Power Factor: Connecting VA and Watts
The relationship between real power (Watts) and apparent power (VA) is expressed through the “power factor.” This dimensionless ratio, typically between 0 and 1, indicates how effectively electrical power is utilized in an AC circuit. It is calculated by dividing real power (Watts) by apparent power (VA).
A power factor close to 1 signifies that real and apparent power are nearly equal, indicating efficient power usage. Conversely, a low power factor suggests a larger portion of apparent power is reactive, leading to inefficiencies. Inductive loads, such as electric motors, commonly cause a low power factor. This requires the power source to supply more current for the same useful work, which can result in increased energy losses and potential overheating in electrical components.
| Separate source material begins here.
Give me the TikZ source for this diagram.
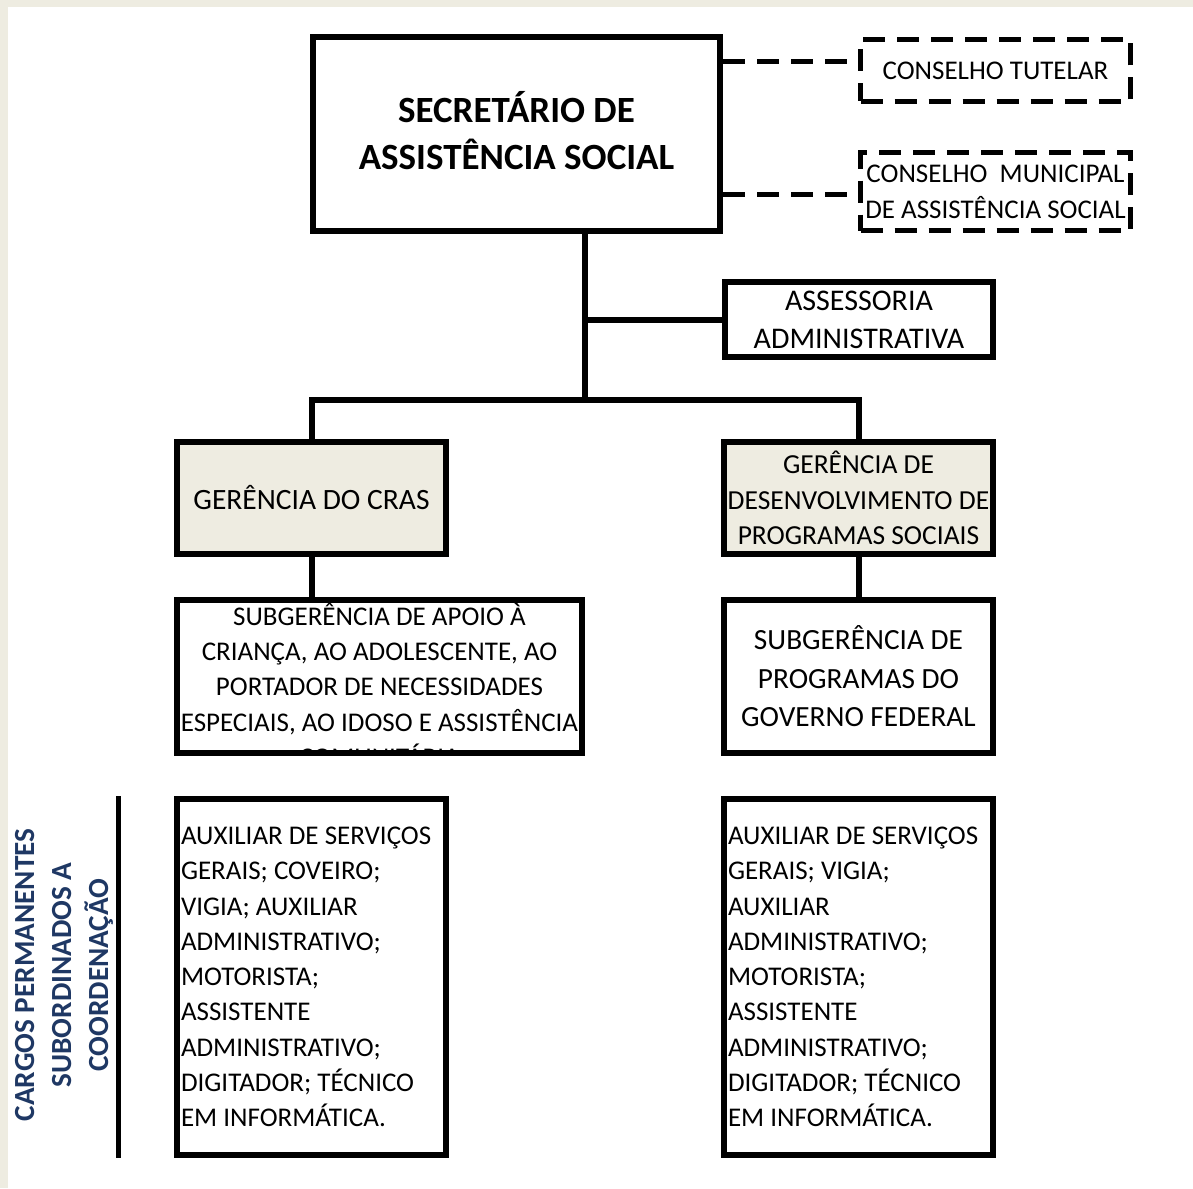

Where VA is Used in Practice
Volt-Ampere (VA) ratings are commonly used for devices where total current draw is a critical design consideration. This is especially relevant for equipment that generates or handles power, as their capacity is limited by the current they can safely carry, regardless of the load’s efficiency.
Transformers, for instance, are almost always rated in VA or kVA (kilovolt-amperes). This is because losses within a transformer depend on the voltage and current flowing through it, not on the power factor of the connected load. Manufacturers rate transformers in VA because they cannot predict the specific type of load or its power factor that will be connected.
Uninterruptible Power Supplies (UPS) are also rated in VA or kVA. A UPS must supply the total apparent power, including both real and reactive power, to the connected equipment. The VA rating indicates the maximum electrical load the UPS can support.
Similarly, electrical generators are typically rated in kVA. This accounts for the generator’s capacity to deliver both active and reactive power, ensuring it can handle various load types and their varying power factors.